Abel-Truchet's painting depicts the capital's wild nightlife with a ball full of nudity that smacks of a Happening… The good news is that complements the rich collection of the Paris museum that just bought it.
Louis Abel-Truchet (1857-1918), Bal des Quat-z’Arts, c.1903, oil on canvas signed on the bottom right, 100 x 148 cm. Friday 12 June, Marseille. MaisonR&C associated auctioneers.
Result: Acquired in a private sale for €59,408
Although there was an illustrious precedent recently with a certain Caravaggio, the event is rare enough in the auction room to warrant attention: a major painting is withdrawn from the sale it was due to appear in, and sold privately. This remarkable work is the Bal des Quat'z'Arts depicted around 1903 by Louis Abel-Truchet (1857-1918) and exhibited at the Salon of the same year. Initially proposed by the R&S auction house in Marseille on Friday, June 12, it was bought for €59,408 by the Musée Carnavalet in Paris, and will soon be joining the museum, currently undergoing renovation.
An outstanding work
When the painting was presented by its sellers to Yonathan Chamla, the auctioneer was immediately struck by its museographic interest because of the scene depicted: the famous student "ball" that was long the talk of the town. He took the initiative of contacting the Musée Carnavalet, guardian of memories of the capital's history, to offer it this record of one of the city's most celebrated 20th-century festivities. The suggestion was greeted with delight – for two reasons, as we are told by Anne-Laure Sol, the museum's head heritage curator: "The composition swells an already large collection of pictures of Parisian festivities.
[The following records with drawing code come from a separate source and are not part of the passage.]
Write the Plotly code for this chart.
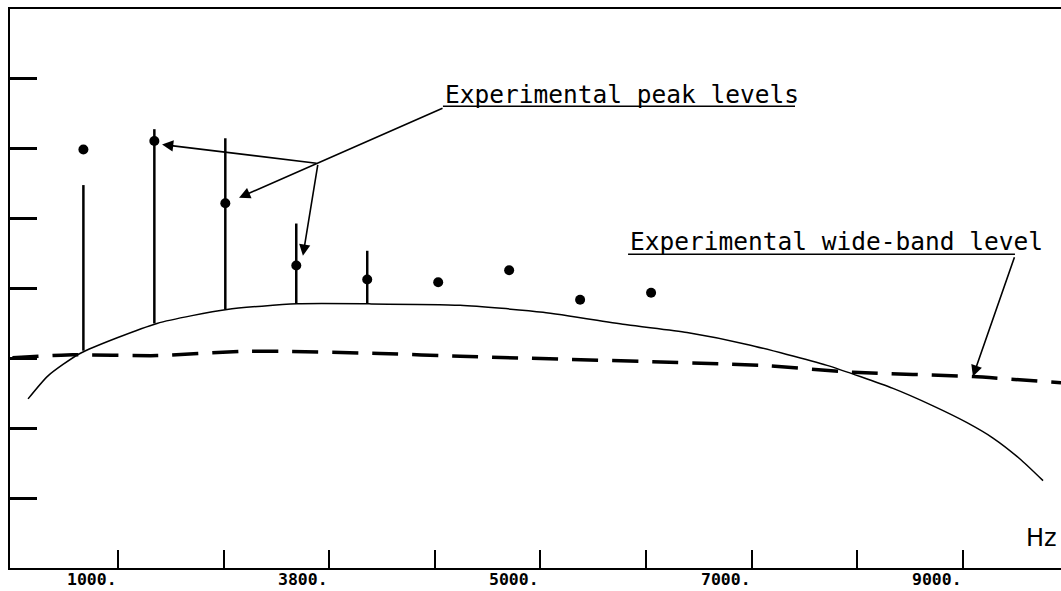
import plotly.graph_objects as go

# ---- data ----
curve_hz = [148, 337, 640, 1369, 2032, 2695, 3377, 4239, 5025, 5820,
            6388, 6957, 7714, 8339, 8718, 9040, 9286, 9542, 9760]
curve_level = [2.42, 2.75, 3.07, 3.50, 3.70, 3.78, 3.78, 3.76, 3.66, 3.48,
               3.37, 3.20, 2.90, 2.57, 2.32, 2.08, 1.86, 1.56, 1.25]

wideband_hz = [0, 517, 1369, 2155, 2563, 3481, 4239, 7080, 7960, 9096, 9930]
wideband_level = [3.01, 3.05, 3.04, 3.10, 3.10, 3.07, 3.03, 2.90, 2.80, 2.74, 2.65]

peak_hz = [672, 1344, 2016, 2688, 3360, 4032, 4704, 5376, 6048]
peak_level = [5.99, 6.11, 5.22, 4.33, 4.13, 4.09, 4.26, 3.84, 3.94]

stem_hz = [672, 1344, 2016, 2688, 3360]
stem_top = [5.48, 6.28, 6.15, 4.93, 4.54]
stem_base = [3.11, 3.50, 3.70, 3.78, 3.78]

x_tick_hz = [1000, 2000, 3000, 4000, 5000, 6000, 7000, 8000, 9000]
y_tick_levels = [1, 2, 3, 4, 5, 6, 7]
label_hz = [1000, 3000, 5000, 7000, 9000]
tick_labels = ["1000.", "3800.", "5000.", "7000.", "9000."]

# ---- figure ----
fig = go.Figure()

fig.add_trace(go.Scatter(x=curve_hz, y=curve_level, mode="lines",
                         line=dict(color="black", width=1.5, shape="spline", smoothing=0.6),
                         hoverinfo="skip", showlegend=False))

fig.add_trace(go.Scatter(x=wideband_hz, y=wideband_level, mode="lines",
                         line=dict(color="black", width=3.5, dash="26px,14px", shape="spline", smoothing=0.5),
                         hoverinfo="skip", showlegend=False))

sx, sy = [], []
for f, b, t in zip(stem_hz, stem_base, stem_top):
    sx += [f, f, None]
    sy += [b, t, None]
fig.add_trace(go.Scatter(x=sx, y=sy, mode="lines",
                         line=dict(color="black", width=2.5),
                         hoverinfo="skip", showlegend=False))

fig.add_trace(go.Scatter(x=peak_hz, y=peak_level, mode="markers",
                         marker=dict(color="black", size=10),
                         hoverinfo="skip", showlegend=False))

TXT = dict(family="DejaVu Sans Mono", size=24.5, color="black")
annotations = []

# label texts
annotations.append(dict(x=4077, y=6.60, xref="x", yref="y", xanchor="left", yanchor="bottom",
                        yshift=-4, text="Experimental peak levels", showarrow=False, font=TXT))
annotations.append(dict(x=5830, y=4.49, xref="x", yref="y", xanchor="left", yanchor="bottom",
                        yshift=-4, text="Experimental wide-band level", showarrow=False, font=TXT))

# leader arrows (tip, tail)
arrows = [((1417, 6.06), (2894, 5.79)),
          ((2146, 5.30), (4087, 6.59)),
          ((2751, 4.47), (2894, 5.79)),
          ((9096, 2.74), (9494, 4.47))]
for (tx, ty), (ax, ay) in arrows:
    annotations.append(dict(x=tx, y=ty, ax=ax, ay=ay, xref="x", yref="y", axref="x", ayref="y",
                            text="", showarrow=True, arrowhead=2, arrowsize=1.4,
                            arrowwidth=1.6, arrowcolor="black", standoff=0, startstandoff=0))

# x tick labels
for f, lab in zip(label_hz, tick_labels):
    annotations.append(dict(x=f, y=0, xref="x", yref="y", xanchor="right", yanchor="top",
                            xshift=0, yshift=-1, text=lab, showarrow=False, borderpad=0,
                            font=dict(family="DejaVu Sans Mono", size=16.5, color="black", weight="bold")))

annotations.append(dict(x=1, y=0.2, xref="paper", yref="y", xanchor="right", yanchor="bottom",
                        xshift=-2, text="Hz", showarrow=False,
                        font=dict(family="DejaVu Sans", size=24, color="black")))

shapes = [
    dict(type="line", xref="x", yref="y", x0=4077, x1=7411, y0=6.61, y1=6.61,
         line=dict(color="black", width=1.5)),
    dict(type="line", xref="x", yref="y", x0=5830, x1=9494, y0=4.49, y1=4.49,
         line=dict(color="black", width=1.5)),
]

fig.update_layout(
    width=1061, height=591,
    margin=dict(l=10, r=0, t=9, b=23, pad=0),
    paper_bgcolor="white", plot_bgcolor="white",
    showlegend=False,
    annotations=annotations,
    shapes=shapes,
    xaxis=dict(range=[-23, 9930], showline=True, linecolor="black", linewidth=2, mirror=True,
               ticks="inside", tickvals=x_tick_hz, ticklen=18, tickwidth=1.5, tickcolor="black",
               showticklabels=False, showgrid=False, zeroline=False),
    yaxis=dict(range=[0, 8], showline=True, linecolor="black", linewidth=2,
               ticks="inside", tickvals=y_tick_levels, ticklen=27, tickwidth=2.5, tickcolor="black",
               showticklabels=False, showgrid=False, zeroline=False),
)

fig.write_html("out.html", config={"displayModeBar": False},
               post_script="document.body.style.margin='0';document.body.style.overflow='hidden';")
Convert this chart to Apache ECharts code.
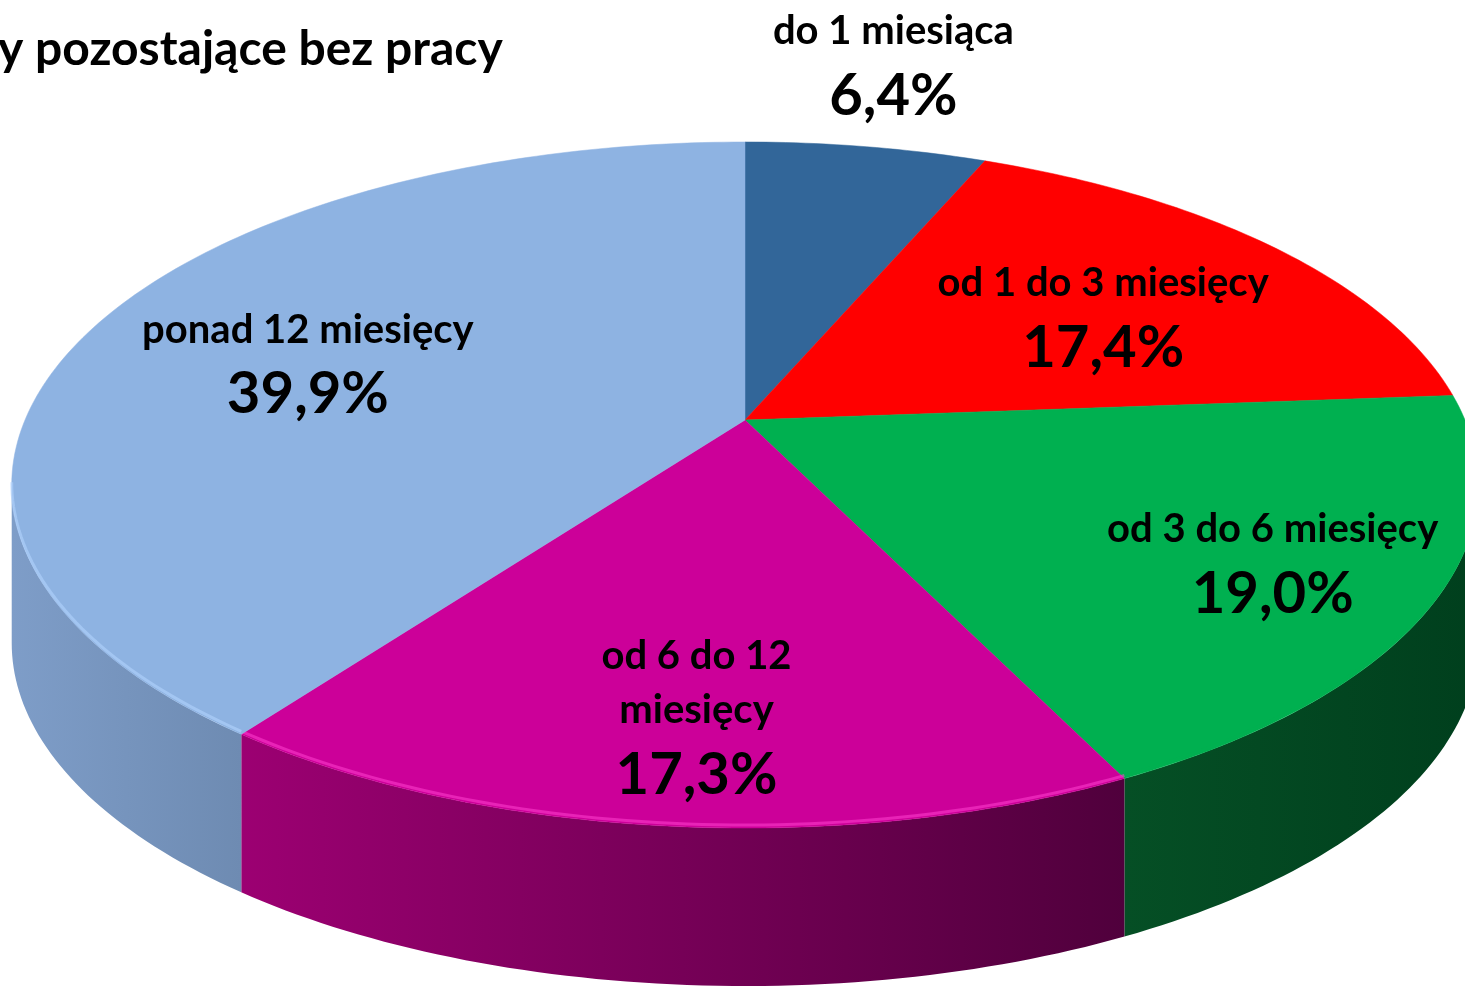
<!DOCTYPE html>
<html>
<head>
<meta charset="utf-8">
<script src="https://cdn.jsdelivr.net/npm/echarts@6/dist/echarts.min.js"></script>
<style>
  html, body { margin: 0; padding: 0; background: #fff; }
  #chart { width: 1465px; height: 989px; }
</style>
</head>
<body>
<div id="chart"></div>
<script>
// dane
var categories = ['do 1 miesiąca', 'od 1 do 3 miesięcy', 'od 3 do 6 miesięcy', 'od 6 do 12 miesięcy', 'ponad 12 miesięcy'];
var values = [6.4, 17.4, 19.0, 17.3, 39.9];
var valueLabels = ['6,4%', '17,4%', '19,0%', '17,3%', '39,9%'];

// kolory (góra, ściana lewa, ściana prawa, obwódka)
var topColors = ['#326699', '#ff0000', '#00b050', '#cc0099', '#8eb3e2'];
var wallLeft = ['#224870', '#a00000', '#054f25', '#9c0072', '#7e9dc8'];
var wallRight = ['#1c3c5e', '#800000', '#003f1d', '#50003c', '#6e8bb2'];
var rimColors = ['#5a8cc0', '#ff5050', '#00b050', '#ff40d0', '#b4d6ff'];
// położenie etykiet: promień względny i przesunięcie kąta (stopnie)
var labelRadius = [1.38, 0.627, 0.785, 0.765, 0.654];
var labelShift = [-0.7, 3.2, 0.4, -0.9, -2.0];
var LABEL_DY = 6;

var CX = 745, CY = 420, RX = 720, RY = 330.7, K = -0.1895, DEPTH = 158;
var WALL_FROM = 100.95 * Math.PI / 180, WALL_TO = 259.05 * Math.PI / 180;

function proj(r, ang, dy) {
  var u = r * Math.sin(ang), v = -r * Math.cos(ang);
  var w = 1 + K * v;
  return [CX + RX * u / w, CY + RY * v / w + (dy || 0)];
}

function arcPoints(a0, a1, dy) {
  var pts = [];
  var n = Math.max(2, Math.ceil((a1 - a0) / (Math.PI / 180)));
  for (var i = 0; i <= n; i++) {
    pts.push(proj(1, a0 + (a1 - a0) * i / n, dy));
  }
  return pts;
}

var total = values.reduce(function (s, v) { return s + v; }, 0);

function renderItem(params, api) {
  var idx = params.dataIndex;
  var before = 0;
  for (var i = 0; i < idx; i++) before += values[i];
  var a0 = before / total * Math.PI * 2;
  var a1 = (before + api.value(0)) / total * Math.PI * 2;
  var children = [];

  // ściana boczna (tylko przednia część)
  var w0 = Math.max(a0, WALL_FROM), w1 = Math.min(a1, WALL_TO);
  if (w1 > w0) {
    var top = arcPoints(w0, w1, 0);
    var bottom = arcPoints(w0, w1, DEPTH).reverse();
    children.push({
      type: 'polygon',
      shape: { points: top.concat(bottom) },
      style: {
        fill: new echarts.graphic.LinearGradient(0, 0, 1, 0, [
          { offset: 0, color: wallLeft[idx] },
          { offset: 1, color: wallRight[idx] }
        ]),
        stroke: null
      }
    });
  }

  // górna powierzchnia
  var face = [proj(0, 0)].concat(arcPoints(a0, a1, 0));
  children.push({
    type: 'polygon',
    shape: { points: face },
    style: { fill: topColors[idx], stroke: topColors[idx], lineWidth: 0.5 }
  });

  // jasna obwódka na krawędzi
  if (w1 > w0) {
    children.push({
      type: 'polyline',
      shape: { points: arcPoints(w0, w1, -3) },
      style: { stroke: rimColors[idx], lineWidth: 3, opacity: 0.55, fill: null }
    });
  }

  // etykieta
  var mid = (a0 + a1) / 2 + labelShift[idx] * Math.PI / 180;
  var lp = proj(labelRadius[idx], mid, LABEL_DY);
  var name = categories[idx];
  if (idx === 3) name = name.replace('12 ', '12\n');
  children.push({
    type: 'text',
    x: lp[0],
    y: lp[1],
    z2: 100,
    style: {
      text: '{n|' + name + '}\n{v|' + valueLabels[idx] + '}',
      align: 'center',
      verticalAlign: 'middle',
      rich: {
        n: { fontFamily: 'Lato', fontWeight: 'bold', fontSize: 40, lineHeight: 54, fill: '#000' },
        v: { fontFamily: 'Lato', fontWeight: 'bold', fontSize: 58, lineHeight: 76, fill: '#000' }
      }
    }
  });

  return { type: 'group', children: children };
}

var chart = echarts.init(document.getElementById('chart'));
var option = {
  backgroundColor: '#ffffff',
  animation: false,
  title: {
    text: 'y pozostające bez pracy',
    left: -7,
    top: 21,
    textStyle: { fontFamily: 'Lato', fontWeight: 'bold', fontSize: 48, color: '#000' }
  },
  series: [{
    type: 'custom',
    coordinateSystem: 'none',
    renderItem: renderItem,
    data: values.map(function (v, i) { return { name: categories[i], value: [v] }; })
  }]
};
chart.setOption(option);
</script>
</body>
</html>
It also enriches a group of ten-odd paintings by Abel-Truchet, a marvellous chronicler of life in the capital's popular districts." The artist is certainly well represented in the Carnavalet with his views of the Butte Montmartre, the boulevards and the Place Clichy, including a remarkable Gaumont-Palace lit up at night. Meanwhile, the painting here displays a dazzling post-Impressionist technique vibrant with dynamic comma-shaped strokes, which makes it uncontestably a masterpiece in Abel-Truchet's output. It just remained to convince the two administrative entities in charge of purchases to allocate a budget to the purchase: the City of Paris Municipal Acquisition Committee and the Regional Acquisition Committee, under the aegis of the Ile-de-France DRAC (cultural affairs department), made up of experts. They each gave their approval, and thus, in a remarkably short space of time, the transaction was concluded as a private sale for €59,408, including the buyer's premium. Meanwhile, the sellers of the Bal des Quat'z'Arts had also decided to play along, attracted by a proposal ensuring that their work would be admired by a broad public.
The Fine Arts' drunken gathering
The Bal des Quat'z'Arts was a major landmark in the festive life of Paris, and was part of the grand tradition of evening events staged by art students. It was first held on April 23, 1892. There are very few depictions of these balls, but thanks to Abel-Truchet's panoramic view, we can see all the details of the 1902 event, which filled the main hall of the Moulin-Rouge. The art critic Gustave Kahn's description of 1907 in the review L’Art et le beau touches on the complexity of this colourful Bohemian world: "Abel-Truchet has summed up the Bal des Quat’z’Arts in delicious detail. Groups of little dancing girls in saffron tunics precede the heralds announcing the arrival of naked beauty borne on a shield of triumph, followed by a thousand extras in brilliant colours. He also excels at showing, in the surrounding bars […], the purveyors of love in their combat attire, wearing large mantles to cover their luxurious costumes, which they leave half-open." But we should also remember that the evening was organised by the students of a celebrated institution: the École des Beaux-arts de Paris, one of the few schools where female nudity was still prohibited at that time. In reaction to this regulation, the Bal des Quat'z'Arts made a point of highlighting the nude. The festivities began with a kind of parade in which each studio (painting, architecture and so on), after crossing Paris in a cortege, made its entrance in well-defined order.
Nudity and social transgression
The event featured a string of competitions, including for the best costume and the finest headgear. Then supper was served, after which dancers in costumes made their appearance, their clothing becoming increasingly scanty as the evening wore on. The event was punctuated with extraordinary sequences, like a parade of women riding their partners, and the inevitable nude model contest, which sometimes turned into a drunken revel. The themes most often refer to the distant Greco-Roman past; it is, of course, a matter of making fun of it, and through it, the venerable school on the rue Bonaparte is targeted. This year, 1902, for a change, the theme was "Antiquity apart from Greece and Rome". The room was decorated with Egyptian and neo-Babylonian elements and the participants sported see-through costumes inspired by the ancient East. A sketch by Robiquet, published in Le Courrier français, also immortalizes the image of the orchestra's stage overhung by a grotesque sculpture, the Moloch de Salambo (sic). Eagerly awaited by both the artistic and social circles, this scandalous ball could be seen in retrospect, as a sort of total work of art or an early Happening before its time.